July 11, 2008
Lemon loaves and cakes are among my favourite desserts, so I decided to prepare the lemon bread recipe I like best. However, I soon discovered I seriously misplaced the cookbook the recipe exists in. I opted to give another recipe a try, and this one is as good as the other one I know and love (and lost).
The recipe is just for a lemon loaf, but I wanted to make it a bit more dynamic, so I added a whole of of blueberries to it. Lemon loaf without blueberries is great. Lemon loaf with blueberries is even better! My favourite part of this loaf is the glaze, and I wouldn’t do without it. I like my glaze a bit tarter, so I added some extra lemon juice to the mixture.

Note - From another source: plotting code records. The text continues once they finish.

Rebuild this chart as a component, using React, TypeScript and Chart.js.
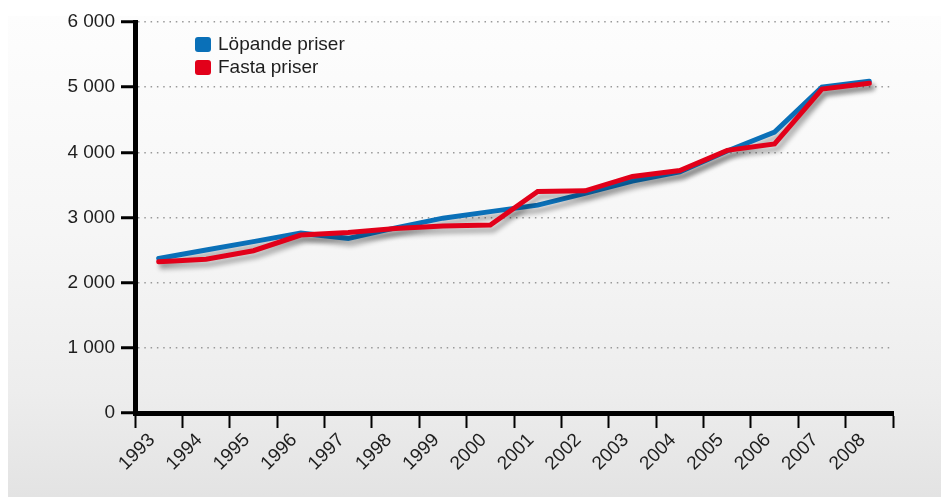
import React, { useEffect, useRef } from 'react';
import { Chart, registerables } from 'chart.js';

Chart.register(...registerables);

const years = ['1993', '1994', '1995', '1996', '1997', '1998', '1999', '2000', '2001', '2002', '2003', '2004', '2005', '2006', '2007', '2008'];
const lopandePriser = [2370, 2500, 2630, 2760, 2680, 2840, 2990, 3090, 3190, 3370, 3560, 3700, 4020, 4310, 5000, 5090];
const fastaPriser = [2320, 2360, 2490, 2730, 2770, 2830, 2870, 2885, 3400, 3410, 3630, 3720, 4030, 4130, 4970, 5060];
const yTickLabels = ['0', '1 000', '2 000', '3 000', '4 000', '5 000', '6 000'];
const seriesNames = ['Löpande priser', 'Fasta priser'];
const seriesColors = ['#0a70b8', '#e2001a'];

const FONT = '"Liberation Sans", Arial, Helvetica, sans-serif';
const TEXT = '#1e1e1e';

export default function App() {
  const ref = useRef<HTMLCanvasElement>(null);

  useEffect(() => {
    const shadowPlugin = {
      id: 'lineShadow',
      beforeDatasetDraw(chart: any) {
        const c = chart.ctx;
        c.save();
        c.shadowColor = 'rgba(0,0,0,0.33)';
        c.shadowBlur = 5;
        c.shadowOffsetX = 3;
        c.shadowOffsetY = 5;
      },
      afterDatasetDraw(chart: any) {
        chart.ctx.restore();
      },
    };

    const legendPlugin = {
      id: 'innerLegend',
      afterDraw(chart: any) {
        const c = chart.ctx;
        const { left, top } = chart.chartArea;
        c.save();
        chart.data.datasets.forEach((ds: any, i: number) => {
          const by = top + 15 + i * 23;
          c.fillStyle = ds.borderColor;
          c.beginPath();
          c.roundRect(left + 60, by, 16, 15, 3);
          c.fill();
          c.fillStyle = TEXT;
          c.font = `19px ${FONT}`;
          c.textBaseline = 'middle';
          c.textAlign = 'left';
          c.fillText(ds.label, left + 83, top + 23 + i * 23);
        });
        c.restore();
      },
    };

    const chart = new Chart(ref.current as HTMLCanvasElement, {
      type: 'line',
      data: {
        datasets: [
          {
            label: seriesNames[0],
            data: lopandePriser.map((v, i) => ({ x: i + 0.5, y: v })),
            borderColor: seriesColors[0],
            backgroundColor: seriesColors[0],
            borderWidth: 5,
            pointRadius: 0,
            borderJoinStyle: 'miter',
            borderCapStyle: 'round',
            tension: 0,
            order: 1,
          },
          {
            label: seriesNames[1],
            data: fastaPriser.map((v, i) => ({ x: i + 0.5, y: v })),
            borderColor: seriesColors[1],
            backgroundColor: seriesColors[1],
            borderWidth: 5,
            pointRadius: 0,
            borderJoinStyle: 'miter',
            borderCapStyle: 'round',
            tension: 0,
            order: 0,
          },
        ],
      },
      options: {
        responsive: false,
        animation: false,
        events: [],
        layout: { padding: { top: 22, right: 48, left: 0, bottom: 0 } },
        plugins: { legend: { display: false }, tooltip: { enabled: false } },
        scales: {
          x: {
            type: 'linear',
            min: 0,
            max: years.length,
            afterFit: (s: any) => {
              s.height = 84;
              s.paddingLeft = 0;
              s.paddingRight = 0;
            },
            ticks: {
              stepSize: 1,
              maxTicksLimit: 40,
              autoSkip: false,
              minRotation: 45,
              maxRotation: 45,
              labelOffset: 17,
              padding: 1,
              color: TEXT,
              font: { family: FONT, size: 19 },
              callback: (value: any) => years[value] ?? '',
            },
            grid: {
              display: true,
              drawOnChartArea: false,
              drawTicks: true,
              tickLength: 15,
              tickWidth: 2,
              tickColor: '#000',
            },
            border: { display: true, color: '#000', width: 5 },
          },
          y: {
            type: 'linear',
            min: 0,
            max: 6000,
            afterFit: (s: any) => {
              s.width = 127;
              s.paddingTop = 0;
              s.paddingBottom = 0;
            },
            ticks: {
              stepSize: 1000,
              padding: 6,
              color: TEXT,
              font: { family: FONT, size: 19 },
              callback: (_v: any, i: number) => yTickLabels[i],
            },
            grid: {
              display: true,
              drawOnChartArea: true,
              drawTicks: true,
              color: '#999',
              lineWidth: 1.5,
              tickLength: 14,
              tickWidth: 3,
              tickColor: '#000',
              tickBorderDash: [],
            },
            border: { display: true, color: '#000', width: 5, dash: [1.5, 4.8] },
          },
        },
      },
      plugins: [shadowPlugin, legendPlugin],
    });
    return () => chart.destroy();
  }, []);

  return (
    <div style={{ position: 'fixed', left: 8, top: 0, width: 933, height: 497 }}>
      <div
        style={{
          position: 'absolute',
          left: 0,
          top: 16,
          right: 0,
          bottom: 0,
          background: 'linear-gradient(to bottom, #fdfdfd 0%, #f6f6f6 45%, #ededed 78%, #e3e3e3 100%)',
        }}
      />
      <canvas ref={ref} width={933} height={497} style={{ position: 'absolute', left: 0, top: 0 }} />
    </div>
  );
}
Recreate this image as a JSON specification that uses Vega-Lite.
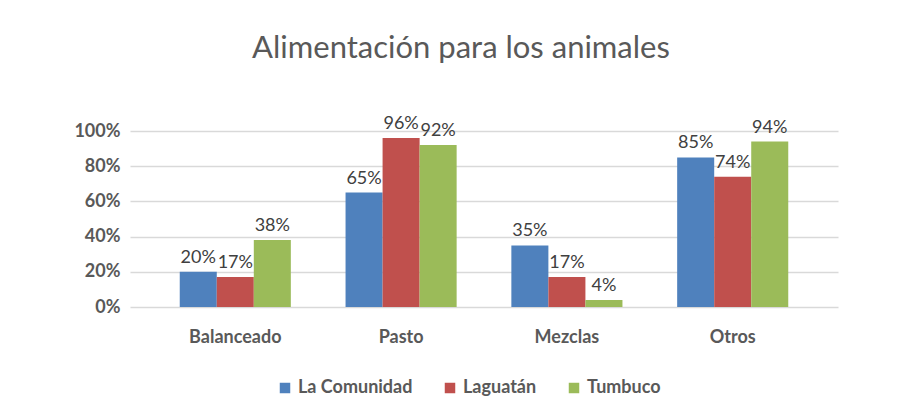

The resulting bread is excellent. Wonderfully moist, with light lemon flavour and blueberry bursts. It’s simple to prepare, and I love it.
Blueberry Lemon Loaf with Lemon Glaze
adapted from Grandma’s Touch
1/2 cup butter
1 cup granulated sugar
1 1/2 cups flour
1 tsp baking powder
1/8 teaspoon salt
2 tbsp grated lemon rind (I probably added about 3 tbsp)
1/2 cup milk
1 1/2 cups blueberries, lightly tossed in flour (I used almost 2 cups)
3 tbsp granulated sugar
3 tbsp fresh lemon juice
1. Cream butter. Gradually blend in sugar and eggs. Beat until light and fluffy.
2. In a separate bowl, blend together flour, baking powder, salt and lemon rind.
3. Add dry ingredients to creamed mixture alternately with milk.
4. Gently stir in blueberries.
5. Turn batter into a greased 5 x 9″ loaf pan.
6. Bake at 350 degrees F for 55 – 60 minutes or until loaf springs back when lightly touched. Cool on cake ack for 5 minutes.
1. Combine sugar and lemon juice. Pierce loaf all over with a skewer and pour lemon mixture over the hot loaf.
When cool, remove loaf from pan.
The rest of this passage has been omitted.